The History of Restraint of Trade
Restraint of trade was used throughout the 1700s as a means to enforce restrictions on the practice of businesses in order to protect intellectual property. To understand how restraint of trade came about, and some of the implications of this important legislation, one must take a trip through time to 1711.
A baker from St. Andrew Holborn, named Reynolds, decided to rent his business out to another man named Mitchel for a length of five years. The two men agreed to a small bond, which would become void if Reynold continued baking in St. Andrew Holborn.
Reynold, understanding the terms of the bond to mean that he could not practice his trade in St. Andrew Holborn, took his baking to another town and attempted to prosper. Mitchel, the man who had rented Reynold’s business, decided to sue on the grounds that the bond had been voided.

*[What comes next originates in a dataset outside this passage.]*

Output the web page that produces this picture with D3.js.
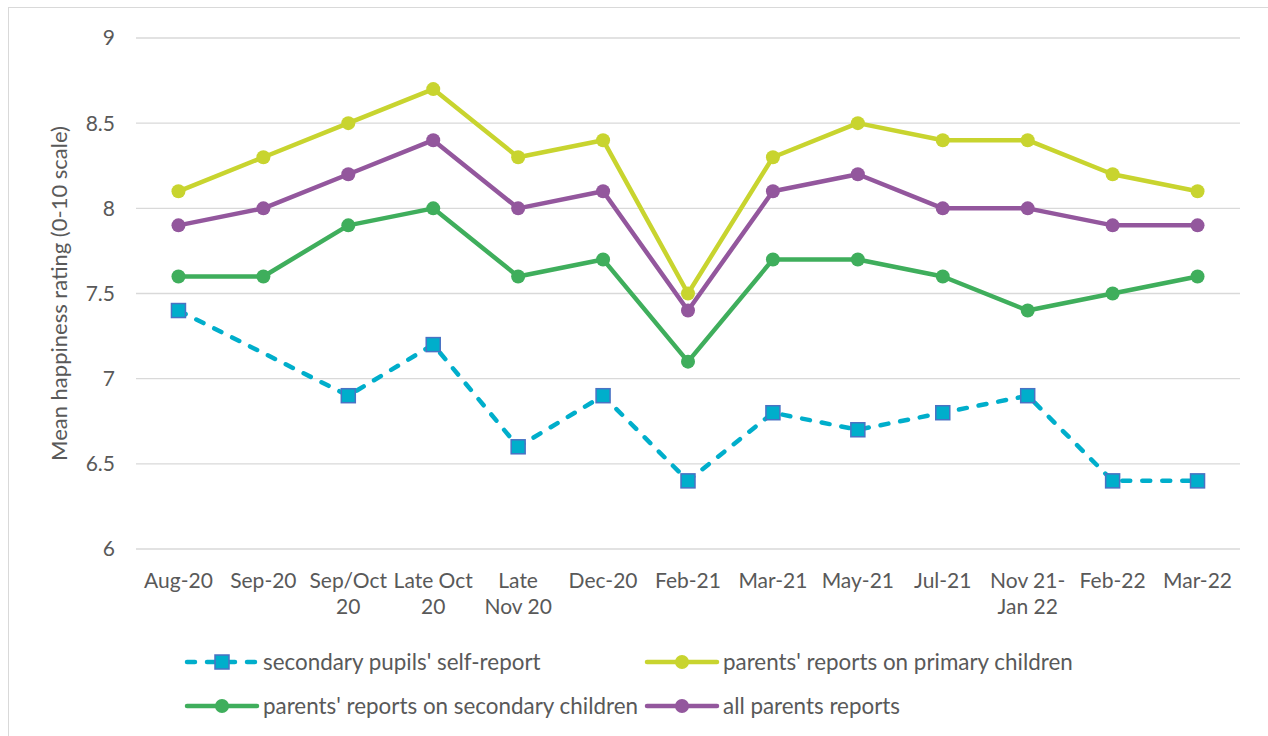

The court ruled in favor of Mitchel, and here is why. Reynold had more to his name than just the brick and mortar store. His name, his reputation and the customers that came because of those qualities would presumably follow him to whichever town he chose to set up shop. Because the basis of the transaction was for Mitchel to rent a profitable business and build it up, moving to the next town over defeated his premise.
The court decided this restraint of trade was useful, because Reynolds was the product. Not the business, even though the business was the basis for the transaction. What Mitchel rented was not so much the business, but Reynold refusing to participate in the market.